Qu’elle est cruelle, la dissonance entre l’ambition proclamée et l’accomplissement effectif. Avowed, que l’on attendait comme une épopée lyrique capable de hisser le RPG occidental vers de nouveaux sommets sur Xbox Series X, s’inscrit hélas dans la lignée de ces œuvres dont le vernis initial dissimule mal la vacuité structurelle. À mesure que l’on progresse dans l’univers d’Eora, une impression tenace s’installe, celle d’un projet qui, bien qu’architecturé avec sérieux, échoue à s’animer de cette étincelle intérieure qui distingue le mémorable de l’oubliable.
Dès les premières minutes, pourtant, le titre s’impose avec un faste certain. Les panoramas sont amples, parfois majestueux, et la lumière semble baigner les paysages avec une délicatesse picturale rare. La nature semble respirer, les ruines suintent l’histoire ancienne, et tout semble inviter à l’exploration méditative. Mais très vite, ce monde qui s’offre à nous se révèle être une coquille presque vide. Loin d’être un théâtre vivant, il n’est qu’un décor peint, animé d’une existence artificielle. Les personnages non jouables, figés dans des routines mécaniques, n’interagissent que de manière formelle, comme s’ils récitaient un texte appris sans conviction. Le joueur, dans sa déambulation, devient spectateur d’un monde qui refuse obstinément de s’émouvoir.
Le cœur ludique du jeu, centré sur le combat et la magie, témoigne d’un savoir-faire certain, mais demeure paradoxalement prisonnier de sa propre efficacité. Tout y est fonctionnel, presque scolaire : parades, sorts, armes, tout répond avec une précision attendue. Mais rien ne surprend, rien ne bouscule. L’exaltation cède rapidement à l’ennui, tant les affrontements peinent à se renouveler. L’adversité elle-même semble générée par un algorithme soucieux de cohérence mais insensible au vertige de l’inattendu. En somme, le jeu se contente d’illustrer un cahier des charges sans jamais le transcender.
Quant à la narration, autre pilier essentiel du genre, elle se montre étrangement désincarnée. L’intrigue, nourrie d’enjeux mystiques et politiques, avance sans élan, comme lestée par une écriture qui se refuse à l’incandescence. Les dialogues, s’ils ne sont jamais maladroits, manquent d’épaisseur, et les figures qui jalonnent l’aventure ne laissent guère de traces dans la mémoire. On perçoit ici l’ombre d’une ambition intellectuelle avortée, une volonté de complexité bridée par un souci de clarté accessible. À trop vouloir plaire à tous, Avowed se dilue dans une neutralité stérile.

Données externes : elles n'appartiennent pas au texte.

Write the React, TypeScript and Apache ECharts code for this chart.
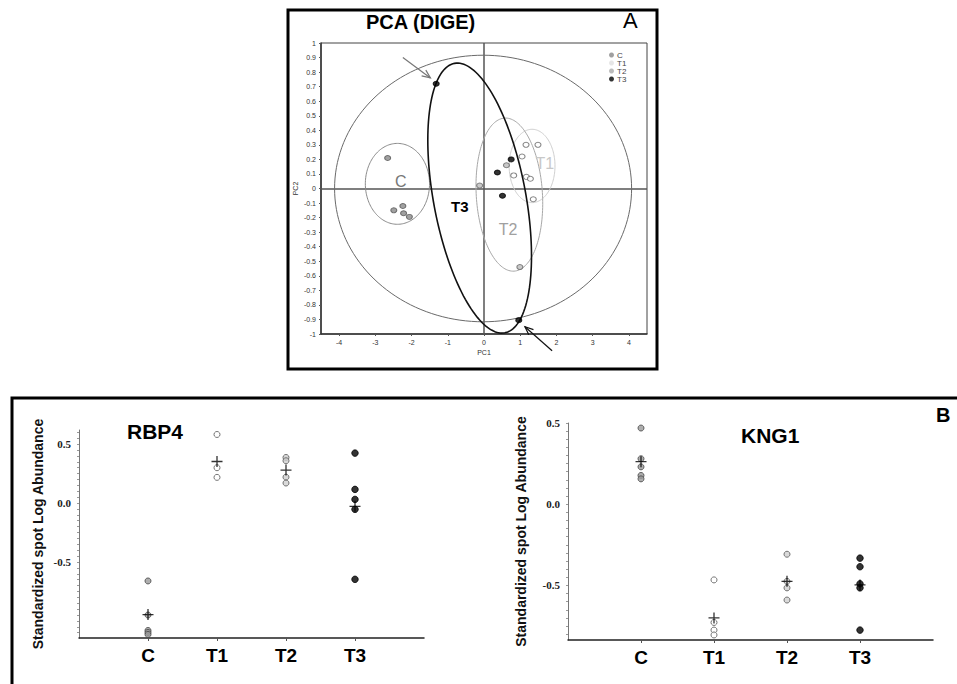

Plus grave encore, la technique vacille, et ce, particulièrement sur Xbox Series X. Des ralentissements fréquents, des plantages inexpliqués et une instabilité chronique viennent parasiter l’expérience. Ces errements techniques ne sont pas de simples accros dans le tissu ludique ; ils sapent en profondeur le lien fragile entre le joueur et l’univers proposé, comme si le jeu lui-même renonçait à soutenir l’illusion qu’il cherche pourtant à tisser.
Le constat final, s’il n’est pas totalement accablant, demeure implacable : Avowed est un jeu appliqué, parfois élégant, mais désespérément froid. Il ne trahit pas tant un manque de moyens qu’un défaut de souffle. Là où l’on espérait une œuvre habitée, on découvre un produit calibré, plus soucieux de cocher des cases que d’incarner une vision singulière. Le RPG, genre exigeant s’il en est, réclame du feu sacré ; Avowed ne propose que des braises tièdes.